Vivemos falando em falta de tempo, que os anos estão voando, que a vida mais parece um atropelo crônico e que não há jeito: 24 horas por dia são um insulto às práticas saudáveis de trabalho, família, saúde e lazer. Mas e o espaço nosso de cada dia, mês, semana... o espaço da vida?

Ninguém fala muito no espaço (a não ser naquele espaço físico que anda escasso nos grandes centros urbanos, claro). Mas eu me refiro às portas e janelas internas, à brisa que deixamos entrar – ou não – no nosso imbróglio emocional cotidiano, nas relações, enfim, nas instalações do sentimento humano.
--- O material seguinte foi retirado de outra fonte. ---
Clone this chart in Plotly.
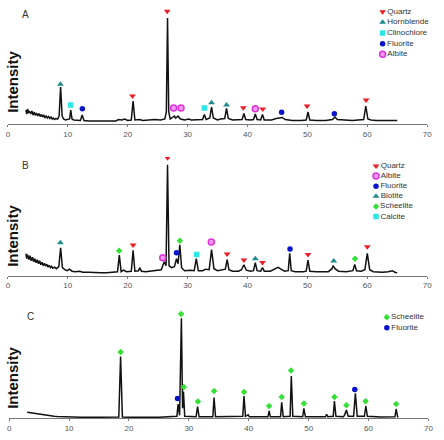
import plotly.graph_objects as go

W, H = 444, 440

# ---------------- DATA (2-theta in degrees, intensity in arbitrary units) ----------------
# Panel A pattern
a_x = [3.0, 3.15, 3.3, 3.45, 3.6, 3.8, 4.0, 4.2, 4.4, 4.6, 4.8, 5.0, 5.2, 5.4, 5.6, 5.8, 6.0, 6.2, 6.4,
       6.6, 6.8, 7.0, 7.2, 7.4, 7.6, 7.8, 8.0, 8.3, 8.55, 8.8, 9.05, 9.3, 9.6, 10.0, 10.3, 10.5, 10.7,
       11.0, 11.5, 12.1, 12.4, 12.7, 13.5, 15.0, 16.5, 18.0, 18.5, 19.0, 19.5, 20.0, 20.6, 20.9, 21.2,
       22.0, 22.5, 23.5, 24.5, 25.5, 26.2, 26.45, 26.65, 26.85, 27.1, 27.8, 28.0, 28.4, 28.8, 29.5,
       30.2, 30.6, 31.5, 32.5, 32.8, 33.1, 33.7, 34.0, 34.3, 35.0, 35.5, 36.2, 36.5, 36.8, 37.5, 38.5,
       39.1, 39.4, 39.7, 40.5, 41.0, 41.3, 41.6, 42.2, 42.5, 42.8, 44.0, 44.8, 45.4, 45.8, 46.3, 47.5,
       49.0, 49.8, 50.1, 50.4, 51.5, 53.0, 54.2, 54.6, 55.0, 56.0, 57.5, 59.4, 59.75, 60.1, 60.6,
       61.5, 63.0, 64.0, 65.0]
a_y = [14, 10, 15, 11, 13, 10, 13, 9, 12, 8.5, 11, 8, 10.5, 7.5, 9.5, 7, 9, 6.5, 8,
       6, 7.5, 5.5, 7, 5, 6, 4.5, 5.5, 5, 8, 37, 8, 5, 4, 4.5, 5, 14, 5,
       4, 3.5, 3.5, 9, 3.5, 3, 3, 3, 3, 4.5, 4, 5, 3.5, 4, 23, 4,
       4.5, 3.5, 4, 4.5, 4, 5, 12, 106, 12, 5, 8, 6, 8, 5, 4,
       5, 4, 4, 4.5, 9.5, 4.5, 6, 17, 6, 4, 5, 5.5, 15.5, 5.5, 4, 4,
       4.5, 10.5, 4.5, 4, 4.5, 10, 4.5, 4, 9.5, 4, 4, 5.5, 6.5, 6.5, 4.5, 3.5,
       3.5, 4, 12, 4, 3.5, 3.5, 4.5, 7, 4.5, 4, 3.5, 4.5, 18, 5, 4,
       3.5, 3.5, 4, 3.5]

# Panel B pattern
b_x = [3.0, 3.15, 3.3, 3.5, 3.7, 3.9, 4.1, 4.3, 4.5, 4.7, 4.9, 5.1, 5.3, 5.5, 5.7, 5.9, 6.1, 6.3, 6.5,
       6.7, 6.9, 7.1, 7.3, 7.5, 7.8, 8.1, 8.5, 8.8, 9.1, 9.5, 9.9, 10.3, 10.7, 11.2, 12.0, 12.5, 13.5,
       14.5, 15.5, 16.5, 17.5, 18.3, 18.6, 18.9, 19.3, 19.8, 20.6, 20.9, 21.2, 21.8, 22.0, 22.3, 23.0,
       24.0, 25.0, 25.6, 26.1, 26.4, 26.65, 26.9, 27.3, 27.8, 28.15, 28.4, 28.7, 29.0, 29.5, 30.5,
       31.1, 31.45, 31.8, 32.5, 33.0, 33.6, 34.0, 34.4, 35.0, 35.7, 36.3, 36.6, 36.9, 37.5, 38.5,
       39.0, 39.4, 39.8, 40.5, 41.0, 41.3, 41.6, 42.2, 42.5, 42.8, 43.8, 44.6, 45.1, 45.6, 46.2,
       46.8, 47.05, 47.3, 48.0, 49.3, 49.8, 50.1, 50.4, 51.5, 52.5, 53.5, 54.1, 54.3, 54.6, 55.2,
       56.5, 57.6, 57.9, 58.2, 59.0, 59.6, 60.0, 60.4, 61.0, 62.5, 63.5, 64.2, 64.6, 65.0]
b_y = [22, 17, 21, 16, 20, 15, 18.5, 14, 17, 13, 16, 12, 15, 11, 13.5, 10, 12.5, 9.5, 11.5,
       8.5, 10.5, 8, 9.5, 7.5, 8.5, 7, 9, 28, 8, 6, 5, 6.5, 4.5, 4, 4.5, 3.5, 3.5,
       3, 3, 3, 3.5, 4, 20.5, 4, 5.5, 4, 4.5, 25.5, 4.5, 5, 8, 4.5, 4,
       4.5, 5, 6, 14, 10, 111, 10, 8, 9, 17, 12, 31, 8, 5, 5.5,
       5, 17, 5, 5, 6.5, 6, 26, 7, 5, 5.5, 6.5, 16, 6, 4.5, 4.5,
       6, 11, 5.5, 4.5, 5, 13, 5, 4.5, 8, 4.5, 4.5, 6.5, 8.3, 6.5, 4.5,
       5, 22.3, 5, 4, 4, 4.5, 15.7, 4.5, 4, 4, 4, 7, 10, 7, 4.5,
       4, 5, 11.3, 5, 4.5, 6, 22.3, 6, 4, 3.5, 4, 5, 3.5, 3]

# Panel C pattern
c_x = [3.0, 3.5, 4.0, 4.5, 5.0, 5.5, 6.0, 6.5, 7.0, 7.5, 8.0, 9.0, 10.0, 12.0, 15.0, 18.3, 18.6, 18.9,
       20.0, 25.0, 28.0, 28.2, 28.45, 28.75, 28.95, 29.1, 29.3, 31.2, 31.45, 31.7, 34.0, 34.2, 34.45,
       39.0, 39.2, 39.45, 39.9, 40.1, 43.2, 43.4, 43.6, 45.3, 45.5, 45.75, 46.9, 47.1, 47.35, 49.0,
       49.2, 49.45, 52.8, 53.0, 53.2, 54.1, 54.3, 54.55, 55.8, 56.0, 56.3, 56.6, 57.5, 57.8, 58.1,
       59.3, 59.55, 59.8, 62.0, 64.4, 64.6, 64.85, 65.0]
c_y = [6, 5.5, 5, 4.5, 4, 3.5, 3, 2.7, 2.4, 2.1, 1.8, 1.5, 1.2, 1, 1, 1.2, 61.7, 1.2,
       1, 1, 2, 14.3, 3, 100, 10, 26.7, 2, 1.5, 11.7, 1.5, 1.5, 20.7, 1.5,
       2, 22.3, 2, 3.5, 1.5, 1.5, 7.3, 1.5, 1.5, 16, 1.5, 2, 42.3, 2, 1.5,
       10, 1.5, 1.5, 4, 1.5, 2, 17.3, 2, 1.5, 3.5, 8.3, 2, 2, 25, 2,
       2, 12.3, 2, 1.2, 1.5, 9.3, 1.5, 1.2]

# Phase markers: (2-theta, intensity) per mineral
a_quartz_x = [20.8, 26.6, 39.3, 42.55, 49.95, 59.8]
a_quartz_y = [28, 112.7, 16.3, 15, 18, 24]
a_hornblende_x = [8.76, 34.0, 36.5]
a_hornblende_y = [39.7, 21.3, 19]
a_clinochlore_x = [10.46, 32.8]
a_clinochlore_y = [19, 16]
a_fluorite_x = [12.43, 45.7, 54.5]
a_fluorite_y = [15.3, 11.7, 10.3]
a_albite_x = [27.66, 28.9, 41.3]
a_albite_y = [16, 16, 15.3]

b_quartz_x = [20.9, 26.65, 36.6, 39.4, 42.5, 50.1, 60.0]
b_quartz_y = [30.7, 118, 21.7, 15.7, 13.3, 21.3, 29]
b_albite_x = [25.85, 33.96]
b_albite_y = [18, 33.7]
b_fluorite_x = [28.15, 47.1]
b_fluorite_y = [23, 26.7]
b_biotite_x = [8.76, 41.3, 54.4]
b_biotite_y = [33, 17, 14.7]
b_scheelite_x = [18.57, 28.7, 57.95]
b_scheelite_y = [25, 35, 17]
b_calcite_x = [31.5]
b_calcite_y = [21.3]

c_scheelite_x = [18.6, 28.7, 29.15, 31.5, 34.2, 39.2, 43.4, 45.5, 47.05, 49.2, 54.3, 56.3, 59.5, 64.6]
c_scheelite_y = [66.3, 104.3, 31.3, 16.7, 27.3, 26.3, 12.3, 21.3, 47.7, 14.7, 21.3, 13, 17, 14.3]
c_fluorite_x = [28.1, 57.7]
c_fluorite_y = [19.7, 28.7]

x_ticks = [0, 10, 20, 30, 40, 50, 60, 70]
panel_labels = ["A", "B", "C"]
y_title = "Intensity"

# ---------------- STYLES ----------------
STY = {
    "Quartz": dict(symbol="triangle-down", size=6, color="#ee1c24", line=dict(width=0)),
    "Hornblende": dict(symbol="triangle-up", size=6, color="#1f8a8a", line=dict(width=0)),
    "Biotite": dict(symbol="triangle-up", size=6, color="#1f8a8a", line=dict(width=0)),
    "Clinochlore": dict(symbol="square", size=5.5, color="#2ee6e6", line=dict(width=0)),
    "Calcite": dict(symbol="square", size=5.5, color="#2ee6e6", line=dict(width=0)),
    "Fluorite": dict(symbol="circle", size=5.5, color="#0a14c8", line=dict(width=0)),
    "Albite": dict(symbol="circle", size=6, color="#f49af4", line=dict(width=1.5, color="#dd33dd")),
    "Scheelite": dict(symbol="diamond", size=5, color="#33e033", line=dict(width=0)),
}

# panel geometry in px: (axis line y, top y, x0 px, x70 px)
GEO = [(124.0, 6.0, 6.0, 432.0), (275.7, 157.0, 6.0, 432.0), (418.3, 300.0, 7.3, 433.3)]

fig = go.Figure()

panels = [
    (a_x, a_y, [("Quartz", a_quartz_x, a_quartz_y), ("Hornblende", a_hornblende_x, a_hornblende_y),
                ("Clinochlore", a_clinochlore_x, a_clinochlore_y), ("Fluorite", a_fluorite_x, a_fluorite_y),
                ("Albite", a_albite_x, a_albite_y)]),
    (b_x, b_y, [("Quartz", b_quartz_x, b_quartz_y), ("Albite", b_albite_x, b_albite_y),
                ("Fluorite", b_fluorite_x, b_fluorite_y), ("Biotite", b_biotite_x, b_biotite_y),
                ("Scheelite", b_scheelite_x, b_scheelite_y), ("Calcite", b_calcite_x, b_calcite_y)]),
    (c_x, c_y, [("Scheelite", c_scheelite_x, c_scheelite_y), ("Fluorite", c_fluorite_x, c_fluorite_y)]),
]

# legend geometry (px): marker x, first row y, row spacing
LEG = [(386.7, 11.7, 10.65), (380.0, 166.0, 10.1), (391.0, 317.3, 10.4)]

for i, (px, py, phases) in enumerate(panels):
    sfx = "" if i == 0 else str(i + 1)
    xa, ya = "x" + sfx, "y" + sfx
    axis_py, top_py, x0, x70 = GEO[i]
    fig.add_trace(go.Scatter(x=px, y=py, mode="lines", line=dict(color="#111111", width=1.5),
                             xaxis=xa, yaxis=ya, showlegend=False, hoverinfo="skip"))
    for name, mx, my in phases:
        fig.add_trace(go.Scatter(x=mx, y=my, mode="markers", marker=STY[name], name=name,
                                 xaxis=xa, yaxis=ya, showlegend=False))
    # custom compact legend
    lx_px, ly0, dy = LEG[i]
    scale = (x70 - x0) / 70.0
    for k, (name, _, _) in enumerate(phases):
        row_py = ly0 + k * dy
        fig.add_trace(go.Scatter(x=[(lx_px - x0) / scale], y=[axis_py - row_py], mode="markers+text",
                                 marker=STY[name], text=[name], textposition="middle right",
                                 textfont=dict(size=8, color="#333333", family="Liberation Sans, Arial"),
                                 xaxis=xa, yaxis=ya, showlegend=False, hoverinfo="skip", cliponaxis=False))
    dom_x = [x0 / W, x70 / W]
    dom_y = [1 - axis_py / H, 1 - top_py / H]
    fig.layout["xaxis" + sfx] = dict(domain=dom_x, range=[0, 70], anchor=ya, tickvals=x_ticks,
                                     showline=True, linecolor="#777777", linewidth=1, ticks="outside",
                                     ticklen=2, tickcolor="#777777", showgrid=False, zeroline=False,
                                     tickfont=dict(size=8, color="#555555", family="Liberation Sans, Arial"),
                                     fixedrange=True)
    fig.layout["yaxis" + sfx] = dict(domain=dom_y, range=[0, axis_py - top_py], anchor=xa,
                                     showticklabels=False, showgrid=False, zeroline=False,
                                     showline=False, ticks="", fixedrange=True)

# panel letters
lab_pos = [(24, 15), (24, 165), (29, 316)]
for lab, (lx, ly) in zip(panel_labels, lab_pos):
    fig.add_annotation(x=lx / W, y=1 - ly / H, xref="paper", yref="paper", text=lab, showarrow=False,
                       xanchor="center", yanchor="middle",
                       font=dict(size=10, color="#333333", family="Liberation Sans, Arial"))
# y titles
for cy in [82, 236, 378]:
    fig.add_annotation(x=10 / W, y=1 - cy / H, xref="paper", yref="paper", text="<b>" + y_title + "</b>",
                       showarrow=False, textangle=-90, xanchor="center", yanchor="middle",
                       font=dict(size=15, color="#111111", family="Liberation Sans, Arial"))

fig.update_layout(width=W, height=H, margin=dict(l=0, r=0, t=0, b=0), paper_bgcolor="white",
                  plot_bgcolor="white", showlegend=False)

fig.write_html("out.html")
Não vou falar no “espaço do coração”, que já seria brega demais. Mas é mais ou menos isso que eu quero dizer.

Esse espaço também anda em falta. Andamos nos ocupando demais em preencher coisas, e, de dez anos pra cá, convencionou-se chamar o velho e bom “vazio” de depressão. Pronto, jogaram no lixo o último resquício de arejamento interior. Urbanizamos a alma.

Agora, o bom é deixar tudo bem fechadinho, de preferência a vácuo – que é para não escapar nada de dentro. Está faltando lembrar que a mesma janela que libera o gato também recebe a brisa, e lacrar todas as aberturas é terminar com as possibilidades, enclausurar, sufocar. Vale a pena?
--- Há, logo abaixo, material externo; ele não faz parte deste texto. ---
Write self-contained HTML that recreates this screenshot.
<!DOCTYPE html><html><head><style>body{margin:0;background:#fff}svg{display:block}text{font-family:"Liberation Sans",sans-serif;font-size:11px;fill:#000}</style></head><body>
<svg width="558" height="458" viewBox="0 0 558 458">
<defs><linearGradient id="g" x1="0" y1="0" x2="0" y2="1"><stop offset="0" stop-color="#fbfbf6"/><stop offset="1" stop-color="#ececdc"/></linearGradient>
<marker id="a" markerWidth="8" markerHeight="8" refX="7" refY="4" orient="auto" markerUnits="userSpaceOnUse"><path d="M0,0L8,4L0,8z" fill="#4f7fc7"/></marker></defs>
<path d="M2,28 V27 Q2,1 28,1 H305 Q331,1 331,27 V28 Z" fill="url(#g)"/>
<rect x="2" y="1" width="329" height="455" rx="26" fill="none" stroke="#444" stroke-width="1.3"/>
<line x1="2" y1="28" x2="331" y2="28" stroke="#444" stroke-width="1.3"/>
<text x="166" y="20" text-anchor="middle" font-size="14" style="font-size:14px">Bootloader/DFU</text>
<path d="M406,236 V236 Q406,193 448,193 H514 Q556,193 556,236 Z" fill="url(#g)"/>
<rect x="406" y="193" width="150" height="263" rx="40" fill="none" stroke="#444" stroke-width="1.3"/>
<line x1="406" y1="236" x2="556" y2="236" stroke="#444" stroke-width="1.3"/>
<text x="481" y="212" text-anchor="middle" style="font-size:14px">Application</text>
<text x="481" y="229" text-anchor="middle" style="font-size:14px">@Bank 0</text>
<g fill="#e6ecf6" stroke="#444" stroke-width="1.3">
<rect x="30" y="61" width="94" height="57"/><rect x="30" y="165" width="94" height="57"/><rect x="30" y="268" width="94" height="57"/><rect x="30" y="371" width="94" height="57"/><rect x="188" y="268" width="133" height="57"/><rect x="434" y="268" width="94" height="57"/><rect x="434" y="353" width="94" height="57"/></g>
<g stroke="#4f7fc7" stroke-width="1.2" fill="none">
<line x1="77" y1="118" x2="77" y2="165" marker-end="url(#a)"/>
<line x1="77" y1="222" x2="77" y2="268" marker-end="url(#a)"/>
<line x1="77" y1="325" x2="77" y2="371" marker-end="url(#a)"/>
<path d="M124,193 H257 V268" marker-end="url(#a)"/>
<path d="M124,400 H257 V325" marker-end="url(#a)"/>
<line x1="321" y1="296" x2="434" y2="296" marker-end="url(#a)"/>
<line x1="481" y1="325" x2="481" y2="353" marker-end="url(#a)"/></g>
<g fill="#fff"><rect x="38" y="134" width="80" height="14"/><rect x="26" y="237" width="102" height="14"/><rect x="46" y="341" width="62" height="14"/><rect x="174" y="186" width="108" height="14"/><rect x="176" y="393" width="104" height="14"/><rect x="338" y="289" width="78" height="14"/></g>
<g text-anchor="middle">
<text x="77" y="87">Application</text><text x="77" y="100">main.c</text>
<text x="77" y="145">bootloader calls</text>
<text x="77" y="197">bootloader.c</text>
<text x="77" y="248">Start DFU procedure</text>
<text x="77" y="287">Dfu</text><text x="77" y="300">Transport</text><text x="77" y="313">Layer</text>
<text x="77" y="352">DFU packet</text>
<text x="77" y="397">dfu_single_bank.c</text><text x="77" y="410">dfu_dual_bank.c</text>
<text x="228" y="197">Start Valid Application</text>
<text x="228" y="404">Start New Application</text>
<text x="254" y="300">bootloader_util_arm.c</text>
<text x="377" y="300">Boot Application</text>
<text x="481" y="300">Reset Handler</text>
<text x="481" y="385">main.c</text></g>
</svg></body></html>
Nunca antes ouvi falar tanto em “medo de se entregar”. Como se conviver com um parceiro ou assumir um “compromisso” – outro termo de efeito duvidoso, parece algo chato e com hora marcada! – fosse entregar a ele ou a ela um braço, e ficar sem. Conceitos que a gente leva pela vida afora, mesmo sem trazer à consciência, e se esquece de arejar, abrir espaço para questionamentos ou experiências que parecem inconvenientes à primeira vista.

Trancamos tudo, e ainda dizemos que é autopreservação.

Um pouquinho de brisa, mesmo que a maresia venha corroer alguns eletrodomésticos das nossas entranhas, deve ainda ser de boa valia. Deixar as minhocas da cachola respirarem; circular as idéias, desafogar as vias de uma consciência tão exigida e confinada pela culpa e pelos medos - sempre os mesmos!

Uma vozinha apita no meu ouvido há alguns meses, dizendo assim: “renovação”.

Ou estou muito enganada, ou a primeira coisa a ser renovada deve ser mesmo o ar que respiramos, em todos os sentidos. Para isso, haja espaço.

Espaço!


PS: Ouvindo Clara Nunes

18 dezembro 2003

Mudanças... NO AR!

Visitem o novíssimo site da Analógica.

Em breve estarei com o blog somente lá, aguardem!

Beijos da
Bíbi

17 dezembro 2003

Coisas do pago

No Rio Grande nosso de cada verão, as chuvaradas deram uma trégua, e amanhecemos com um céu de brigadeiro sobre nossas cabeças - ainda úmidas dos últimos dias. A temperatura, no entanto, chegou a três graus (isso mesmo, 3 GRAUS!) na serra. Em pleno dezembro.

Aqui no Vale dos Sinos, puxamos o cobertor e viramos para o outro lado, tranqüilos e serenos (sem trocadilho, please!): dias melhores virão.

Esta que vos fala, já há seis anos desacostumada ao temperamento confuso e até meio geminiano – perdão da palavra – do clima gaúcho, não hesitou em curtir um belo resfriado, desses de assar o nariz (se estivessem me ouvindo, seria “dariz”). Acho que São Pedro estava com TPM nos últimos dias, e, solícita ao conhecido período crítico, até lhe concedo meu amoroso perdão.

Desde que não se habitue, claro.

Como estive ausente da vida social nos últimos dias, fui informada ainda agorinha de que, logo mais, à noitinha, dar-se-á um churrasco daqueles bem buenos, e que minha parte da carne já fora gentilmente encomendada por um grupo de amigos que conta com minha humilde presença no festejo. E vou mesmo.

Apenas me esqueci de avisá-los sobre minhas restrições alimentares: sou adepta do quase-vegetarianismo (um dia chego lá!), não como carne nem por decreto. Coisa que, aqui no Sul, o churrasqueiro já leva pro lado pessoal.

Não há de ser nada. Como boa sagitariana diplomata que sou, tratarei de solicitar um naco de cadáv..., digo, de carne bovina ao assador, e passarei parte da noite remexendo com aquilo dentro do meu prato, lá e cá, enquanto mordisco uma saladinha qualquer. Até que acharei um cãozinho guaipeca, desses bem gente-boa, doido para devorar parte de um semelhante. Eu lhe derrubarei a carne, silenciosamente, a tempo de suas presas estraçalharem com minha reprovável conduta de gaúcha em dia de festa, e ninguém haverá de dizer nada a respeito.

A menos que esse vira-lata ordinário me denuncie.